— Recorded information —
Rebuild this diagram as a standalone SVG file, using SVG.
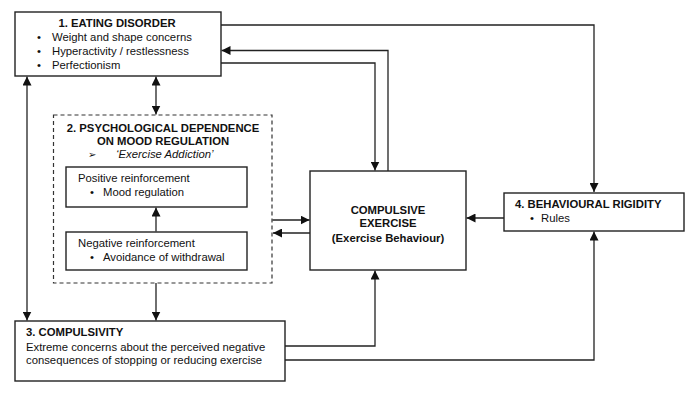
<svg xmlns="http://www.w3.org/2000/svg" width="694" height="400" viewBox="0 0 694 400">
<style>
.box{fill:#fff;stroke:#222;stroke-width:1.4}
.dash{fill:#fff;stroke:#333;stroke-width:1.2;stroke-dasharray:4,3}
.ln{fill:none;stroke:#222;stroke-width:1.3}
text{font-family:"Liberation Sans",Arial,sans-serif;font-size:11.3px;fill:#111}
.b{font-weight:bold}
.i{font-style:italic}
.c{text-anchor:middle}
</style>
<defs>
<marker id="ah" markerUnits="userSpaceOnUse" markerWidth="9" markerHeight="9" refX="8" refY="4" orient="auto-start-reverse" viewBox="0 0 8 8">
<path d="M0,0 L8,4 L0,8 z" fill="#111"/>
</marker>
</defs>
<g id="eating-disorder">
<rect class="box" x="15" y="12" width="206" height="64"/>
<text class="b c" x="117" y="27">1. EATING DISORDER</text>
<text x="37" y="41">•</text><text x="52" y="41">Weight and shape concerns</text>
<text x="37" y="55">•</text><text x="52" y="55">Hyperactivity / restlessness</text>
<text x="37" y="69">•</text><text x="52" y="69">Perfectionism</text>
</g>
<g id="psych-dependence">
<rect class="dash" x="53.5" y="115" width="218.5" height="168"/>
<text class="b c" x="163" y="131.5">2. PSYCHOLOGICAL DEPENDENCE</text>
<text class="b c" x="163" y="145">ON MOOD REGULATION</text>
<text x="88" y="158" style="font-size:10px">➢</text>
<text class="i" x="116" y="158">‘Exercise Addiction’</text>
</g>
<g id="positive-reinforcement">
<rect class="box" x="66" y="167" width="181" height="40"/>
<text x="78" y="182">Positive reinforcement</text>
<text x="90" y="196">•</text><text x="103" y="196">Mood regulation</text>
</g>
<g id="negative-reinforcement">
<rect class="box" x="66" y="232" width="181" height="38"/>
<text x="78" y="247">Negative reinforcement</text>
<text x="90" y="261">•</text><text x="103" y="261">Avoidance of withdrawal</text>
</g>
<g id="compulsive-exercise">
<rect class="box" x="310" y="171" width="156" height="99"/>
<text class="b c" x="388" y="214">COMPULSIVE</text>
<text class="b c" x="388" y="227">EXERCISE</text>
<text class="b c" x="388" y="242">(Exercise Behaviour)</text>
</g>
<g id="behavioural-rigidity">
<rect class="box" x="504" y="193" width="180" height="38"/>
<text class="b" x="515" y="208">4. BEHAVIOURAL RIGIDITY</text>
<text x="530" y="222">•</text><text x="541" y="222">Rules</text>
</g>
<g id="compulsivity">
<rect class="box" x="15" y="321" width="270" height="60"/>
<text class="b" x="26" y="336">3. COMPULSIVITY</text>
<text x="26" y="350.5">Extreme concerns about the perceived negative</text>
<text x="26" y="363.5">consequences of stopping or reducing exercise</text>
</g>
<g id="connectors">
<path class="ln" d="M221,25 H594 V192" marker-end="url(#ah)"/>
<path class="ln" d="M388,171 V50.5 H221.5" marker-end="url(#ah)"/>
<path class="ln" d="M221,63 H375 V170.5" marker-end="url(#ah)"/>
<path class="ln" d="M156,76.5 V114.5" marker-start="url(#ah)" marker-end="url(#ah)"/>
<path class="ln" d="M27,76.5 V320.5" marker-start="url(#ah)" marker-end="url(#ah)"/>
<path class="ln" d="M156,283 V320.5" marker-end="url(#ah)"/>
<path class="ln" d="M156,231.5 V207.5" marker-end="url(#ah)"/>
<path class="ln" d="M272.5,220 H309.5" marker-end="url(#ah)"/>
<path class="ln" d="M310,233 H273" marker-end="url(#ah)"/>
<path class="ln" d="M504,218 H466.5" marker-end="url(#ah)"/>
<path class="ln" d="M285,346 H375 V270.5" marker-end="url(#ah)"/>
<path class="ln" d="M285,360 H594 V231.5" marker-end="url(#ah)"/>
</g>
</svg>
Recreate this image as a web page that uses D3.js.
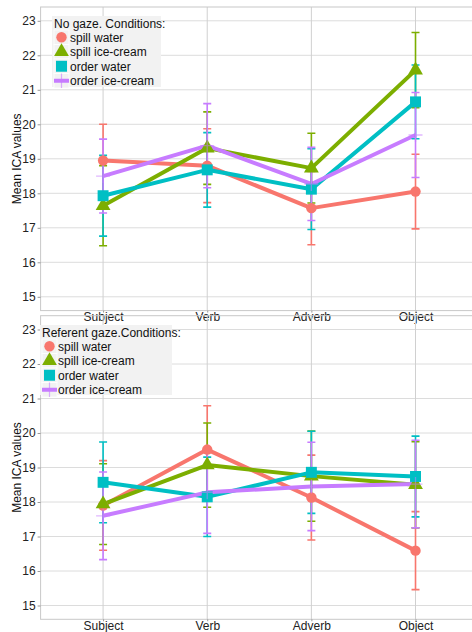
<!DOCTYPE html>
<html>
<head>
<meta charset="utf-8">
<script src="https://cdn.jsdelivr.net/npm/d3@7"></script>
<style>
  body { margin: 0; background: #fff; }
  svg { display: block; font-family: "Liberation Sans", Arial, sans-serif; }
</style>
</head>
<body>
<svg id="chart"></svg>
<script>
const categories = ["Subject", "Verb", "Adverb", "Object"];
const conditions = ["spill water", "spill ice-cream", "order water", "order ice-cream"];
const yTicks = [15, 16, 17, 18, 19, 20, 21, 22, 23];
const colors = ["#F8766D", "#7CAE00", "#00BFC4", "#C77CFF"];
const shapes = ["circle", "triangle", "square", "plus"];

// No gaze: means and half-widths of error bars
const ngSpillWater = [18.95, 18.80, 17.57, 18.05];
const ngSpillWaterErr = [1.05, 1.07, 1.06, 1.08];
const ngSpillIce = [17.64, 19.31, 18.73, 21.57];
const ngSpillIceErr = [1.16, 1.05, 1.01, 1.09];
const ngOrderWater = [17.93, 18.68, 18.12, 20.65];
const ngOrderWaterErr = [1.17, 1.08, 1.17, 1.07];
const ngOrderIce = [18.50, 19.38, 18.27, 19.69];
const ngOrderIceErr = [1.07, 1.22, 1.06, 1.23];

// Referent gaze
const rgSpillWater = [17.90, 19.52, 18.13, 16.59];
const rgSpillWaterErr = [1.30, 1.27, 1.23, 1.13];
const rgSpillIce = [17.94, 19.07, 18.75, 18.50];
const rgSpillIceErr = [1.17, 1.22, 1.31, 1.25];
const rgOrderWater = [18.57, 18.15, 18.86, 18.74];
const rgOrderWaterErr = [1.17, 1.15, 1.19, 1.17];
const rgOrderIce = [17.60, 18.28, 18.45, 18.52];
const rgOrderIceErr = [1.27, 1.19, 1.28, 1.27];

const width = 472, height = 632;
const svg = d3.select("#chart").attr("width", width).attr("height", height);

const panels = [
  { title: "No gaze. Conditions:", top: 7, bottom: 310.6,
    means: [ngSpillWater, ngSpillIce, ngOrderWater, ngOrderIce],
    errs: [ngSpillWaterErr, ngSpillIceErr, ngOrderWaterErr, ngOrderIceErr],
    legend: { x: 52, y: 16, w: 109, h: 71 } },
  { title: "Referent gaze.Conditions:", top: 315.7, bottom: 619.3,
    means: [rgSpillWater, rgSpillIce, rgOrderWater, rgOrderIce],
    errs: [rgSpillWaterErr, rgSpillIceErr, rgOrderWaterErr, rgOrderIceErr],
    legend: { x: 40, y: 325, w: 132, h: 70 } }
];

const left = 40.6, right = 478;
const x = d3.scalePoint().domain(categories).range([left, right]).padding(0.6);

function drawPoint(g, shape, cx, cy, color) {
  if (shape === "plus") {
    g.append("path")
      .attr("d", `M${cx - 7},${cy}H${cx + 7}M${cx},${cy - 7}V${cy + 7}`)
      .attr("stroke", color).attr("stroke-opacity", 0.55).attr("stroke-width", 1.3);
    return;
  }
  const type = shape === "circle" ? d3.symbolCircle : shape === "triangle" ? d3.symbolTriangle : d3.symbolSquare;
  const size = shape === "circle" ? 85 : shape === "triangle" ? 95 : 120;
  g.append("path")
    .attr("transform", `translate(${cx},${cy})`)
    .attr("d", d3.symbol(type, size)())
    .attr("fill", color);
}

panels.forEach(p => {
  const y = d3.scaleLinear().domain([14.6, 23.4]).range([p.bottom, p.top]);
  const g = svg.append("g");

  // grid
  g.append("g").selectAll("line").data(yTicks).join("line")
    .attr("x1", left).attr("x2", right)
    .attr("y1", d => y(d)).attr("y2", d => y(d))
    .attr("stroke", "#dcdcdc").attr("stroke-width", 1);
  g.append("g").selectAll("line").data(categories).join("line")
    .attr("x1", d => x(d)).attr("x2", d => x(d))
    .attr("y1", p.top).attr("y2", p.bottom)
    .attr("stroke", "#d0d0d0").attr("stroke-width", 1);

  // border
  g.append("rect").attr("x", left).attr("y", p.top)
    .attr("width", right - left).attr("height", p.bottom - p.top)
    .attr("fill", "none").attr("stroke", "#c8c8c8").attr("stroke-width", 1);

  // axes
  const yAxis = g.append("g").attr("transform", `translate(${left},0)`)
    .call(d3.axisLeft(y).tickValues(yTicks).tickSize(3).tickPadding(2));
  yAxis.select(".domain").remove();
  yAxis.selectAll("line").attr("stroke", "#999");
  yAxis.selectAll("text").attr("font-size", 12).attr("fill", "#222")
    .attr("font-family", "Liberation Sans, Arial, sans-serif");

  const xAxis = g.append("g").attr("transform", `translate(0,${p.bottom})`)
    .call(d3.axisBottom(x).tickSize(2).tickPadding(0));
  xAxis.select(".domain").remove();
  xAxis.selectAll("line").attr("stroke", "#999");
  xAxis.selectAll("text").attr("font-size", 12).attr("fill", "#222")
    .attr("font-family", "Liberation Sans, Arial, sans-serif");

  g.append("text")
    .attr("transform", `translate(21,${(p.top + p.bottom) / 2}) rotate(-90)`)
    .attr("text-anchor", "middle").attr("font-size", 12).attr("fill", "#111")
    .text("Mean ICA values");

  const line = d3.line().x((d, i) => x(categories[i])).y(d => y(d));

  // lines
  p.means.forEach((m, s) => {
    g.append("path").datum(m)
      .attr("fill", "none").attr("stroke", colors[s]).attr("stroke-width", 4)
      .attr("stroke-linejoin", "round").attr("d", line);
  });

  // error bars
  p.means.forEach((m, s) => {
    m.forEach((v, i) => {
      const cx = x(categories[i]);
      const lo = y(v - p.errs[s][i]), hi = y(v + p.errs[s][i]);
      g.append("path")
        .attr("d", `M${cx},${lo}V${hi}M${cx - 4},${lo}H${cx + 4}M${cx - 4},${hi}H${cx + 4}`)
        .attr("fill", "none").attr("stroke", colors[s]).attr("stroke-width", 1.6);
    });
  });

  // points
  p.means.forEach((m, s) => {
    m.forEach((v, i) => drawPoint(g, shapes[s], x(categories[i]), y(v), colors[s]));
  });

  // legend
  const L = p.legend;
  const lg = g.append("g");
  lg.append("rect").attr("x", L.x).attr("y", L.y).attr("width", L.w).attr("height", L.h)
    .attr("fill", "#f2f2f2");
  lg.append("text").attr("x", L.x + 2).attr("y", L.y + 11.5)
    .attr("font-size", 12).attr("fill", "#111").text(p.title);
  conditions.forEach((c, s) => {
    const ky = L.y + 14 + s * 14.5;
    const kx = L.x + 2;
    lg.append("rect").attr("x", kx).attr("y", ky).attr("width", 15).attr("height", 14.5)
      .attr("fill", "#f2f2f2").attr("stroke", "#fff").attr("stroke-width", 0.8);
    const cy = ky + 7.25, cx = kx + 7.5;
    if (shapes[s] === "plus") {
      lg.append("path").attr("d", `M${kx},${cy}H${kx + 15}`)
        .attr("stroke", colors[s]).attr("stroke-width", 4);
      lg.append("path").attr("d", `M${cx},${ky}V${ky + 14.5}`)
        .attr("stroke", colors[s]).attr("stroke-opacity", 0.6).attr("stroke-width", 1.2);
    } else {
      drawPoint(lg, shapes[s], cx, cy, colors[s]);
    }
    lg.append("text").attr("x", kx + 16).attr("y", cy + 4.3)
      .attr("font-size", 12).attr("fill", "#111").text(c);
  });
});
</script>
</body>
</html>
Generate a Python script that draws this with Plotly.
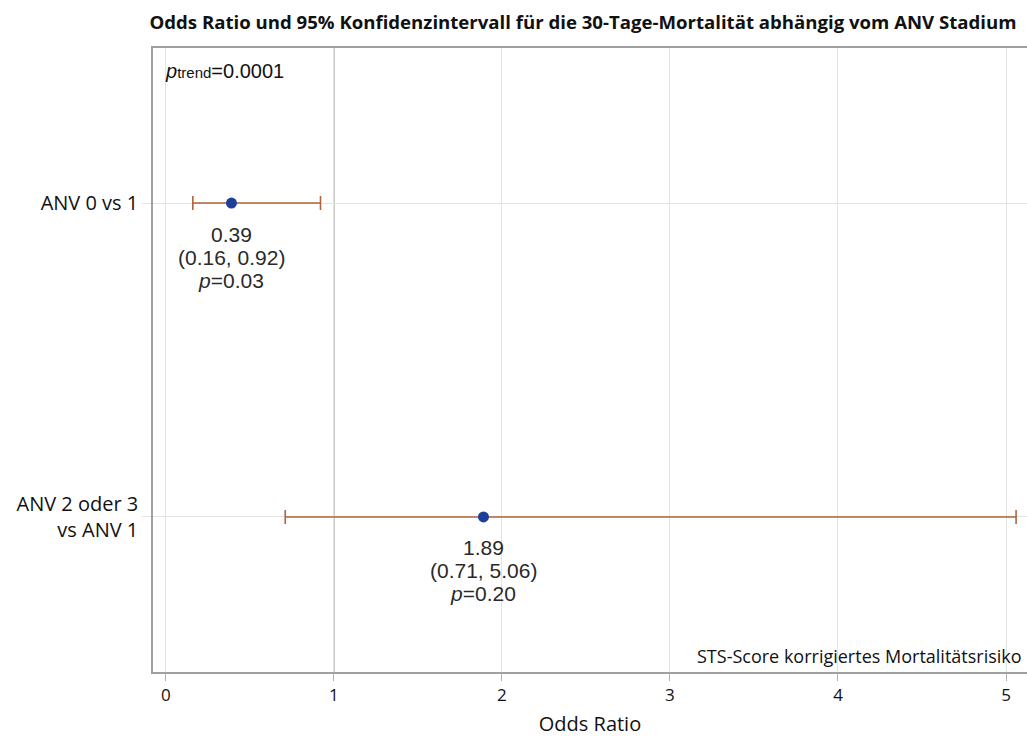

— What the exercise asks —
In the records, locate each line holding the string "that" and copy it.

— Answer in full —
Recreate this image as a web page that uses D3.js.
Generate a Python script that draws this with Plotly.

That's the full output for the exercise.